11:30-12:00              Morning Tea
12:00-12:30              RESEARCHER - Lynda Cullen

12:30-1:00               
RESEARCHER - Emily Goldthorpe
1:00-1:30                  Lunch
1:30-2:00                 
PARTICIPATION - We Are Optimistic
2:00-2:30                 
RESEARCHER - Fiona Mc Lachlan 
2:30-3:00                  Afternoon Tea
3:00-3:30                 
POETRY(Video Performance) - Joan Fleming
3:30-4:00                 
Closing Round & Clean up
 
Each 30 minute session will start with a 10 minute presentation, and continue into a 20 minute facilitated discussion and response session.

About the Presenters

Kajsa Louw
Kajsa will read her poetry on the subject of life, gender and love. Kajsa is a local feminist poet, currently studying English literature at Otago University.

Anne Basquin

Anne will present a series of poems from her recently made limited edition hand printed books. Anne is an artist and poet working and living in Dunedin.

Joan Fleming

Joan will present (in absentia) a video poetry performance from her new collection-in-progress. Joan says, "These poems are all conversations, of sorts, between people and things. An ageing armchair talks to an arrogant window; a butoh dancer talks to the floorboards she dances on; an old man talks to the radio in his sleep. The poems try to translate unheard conversations from beneath the canopy of the ordinary. They illuminate the hidden voices of the everyday." Joan's work has been published in literary magazines such as Sport and Best New Zealand Poems, and in the DUETS chapbook series, launched in June this year.
 

Briar Comins
Briar will present thoughts from her current work that investigates the lived experience of being fat. Her potent imagery represents both the psychological pressures of consumer society and the joy of the physical body. By selecting unconventional materials for her figurative works, she is able to convey a very powerful message to the viewer with eloquence and insight. Briar Comins is an emerging artist who lives with her family in Dunedin. Briar's work is currently on show at ROCDA gallery as part of the Women on Form exhibition.

Shelley Adamson

Shelley will present a seminar about her ongoing knitting work shown in the accompanying exhibition. Shelley Adamson works within the interception between craft and digital culture. In Embodied model I knitted gloves are joined and manipulated to form an interpretation of the internet. The result is a non-hierarchical structure based upon the notions of decentering, multiplicity and connectivity. 



Desi Liversage
Restoration is No Comedy.  I will present three little stories about genitals – ours and theirs – us and them. The western world is appalled at the notion of genital mutilation.  Do we have a right to be?  I would like to stimulate a debate around these issues, based on an art piece in progress.
 
Hana Aoake, Jerome Cousins, Theodore McLay, Mel Shaw, Miriam Noonan and Jimmy Currin.

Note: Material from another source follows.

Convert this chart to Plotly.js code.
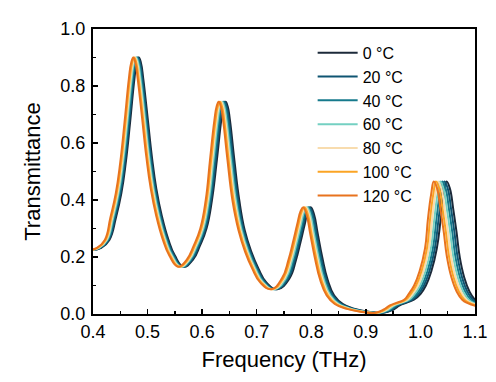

A reading of two sections of Caryl Churchill’s Cloud Nine (1978) will be performed by Jerome Cousins, Theodore McLay, Mel Shaw, Miriam Noonan and Jimmy Currin.  Directed by Hana Aoake.

We Are Optimistic

Kate van der Drift and Clare Fleming make up the We Are Optimistic collective. Their current series of projects explore utopian feminist ideals through an attempt to create a world without Patriarchy. Currently in the ‘planning’ phase of this project they will facilitate a brainstorming session to investigate what the role of artists might be in their Patriarchy Free Zone.
 
Fiona Mc Lachlan
Fiona confesses that she is not a feminist. Drawing on her PhD work around queer temporalities she will open up a discussion that explores new political strategies for 'feminism(s)'.

Lynda Cullen

Lynda will present the paper Wonderwoman from the 1940s to the 21st Century: Superhero dress, identity, and gender issues. Lynda's MA was undertaken at Otago University's Gender and Visual Culture Departments. She is visitor programmes coordinator at the Dunedin Public Art Gallery.

Kate Anderson

Kate will present a musical performance. Kate is an artist working with notions of value through clothing, re-use and fashion.



Robin Steal

From the local Dunedin band - The Feral Hunks.  Robin Steal will present some of his new songs that negotiate the tricky space of feminism for men.